1. How the money moved: campaign → Perkins Coie → Fusion GPS → Steele
Public reporting established a clear payment chain: the Clinton campaign and the DNC paid Perkins Coie for legal and compliance work, Perkins Coie hired opposition research firm Fusion GPS, and Fusion GPS retained Christopher Steele to produce the series of memos that became known as the Steele dossier [1] [3] [5]. Multiple outlets reported that Fusion GPS subcontracted Steele and that Steele’s reporting was produced under that subcontract, with Steele later receiving payments for his work [3] [6].

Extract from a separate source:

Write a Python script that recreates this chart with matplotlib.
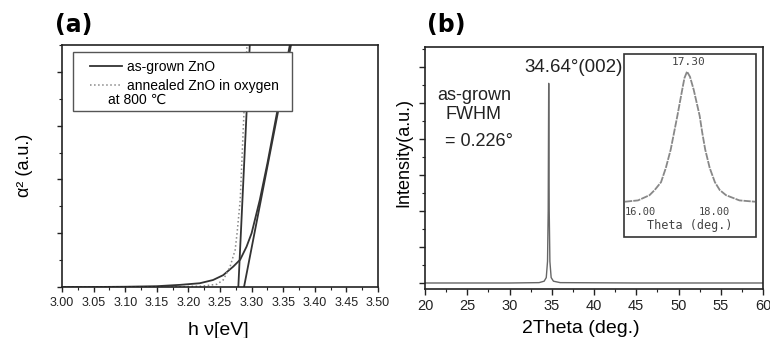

2. What regulators actually decided: misreporting, not criminality
The Federal Election Commission concluded the Clinton campaign and the DNC misreported the nature of payments tied to the dossier—labeling them as legal services or compliance consulting rather than opposition research—and the parties agreed to pay a combined $113,000 in civil penalties to resolve the enforcement matter [4] [2] [5]. The FEC letters dismissed other complaints against Steele, Perkins Coie and Fusion GPS and the settlement was framed as a conciliatory financial resolution rather than an admission of criminal conduct [2].
3. Scale and timing: who paid what and when
Reporting indicates more than $1 million flowed from the campaign and DNC through Perkins Coie to Fusion GPS during 2016 research on Trump, and Steele himself was paid roughly $168,000 for his contributions, with the Clinton campaign and DNC picking up funding after Fusion GPS’s earlier, separate Republican-aligned client stopped funding research following the GOP primary [3] [5] [6]. Some outlets cite campaign reporting showing $175,000 classified in campaign filings as spending that related to the research, which became a focus of the FEC inquiry into labeling and disclosure [7] [5].
4. What Steele and intermediaries said about knowledge of clients
Christopher Steele has testified that he was retained by Fusion GPS and initially did not know the Clinton campaign was the ultimate source of the payments; in later months he became aware the DNC and Clinton campaign were the clients, according to reporting and Steele’s congressional testimony [6]. Fusion GPS served as the direct client to Steele, which is central to how the contractors and intermediaries describe the relationship [1] [6].
5. Politics, perception and competing narratives
The dossier’s funding chain has been a political cudgel: critics, including then-President Trump, labeled the dossier a “hoax” funded by Democrats, while defenders note the payments were routed through law firm and vendor relationships common in opposition research and legal work [4] [7]. The Coolidge Reagan Foundation’s complaint and conservative congressional inquiries amplified scrutiny, and media accounts stress both that the dossier contained unverified allegations and that its financing was traceable back to Democratic actors [4] [5] [3].
6. Limits of available reporting and open questions
Available reporting documents the payment chain, the FEC settlement for misreporting, and Steele’s subcontracting through Fusion GPS, but does not establish criminal wrongdoing by the Clinton campaign in public records cited here; some investigative threads—such as internal intent, full redaction of documents tied to conciliatory agreements, and later legal developments—remain the subject of partisan interpretation and further inquiry [4] [2] [6]. The record shows a funding role by the Clinton campaign and DNC through intermediaries, regulatory censure for disclosure practices, and continuing disputes about the dossier’s accuracy and political uses [4] [2] [5].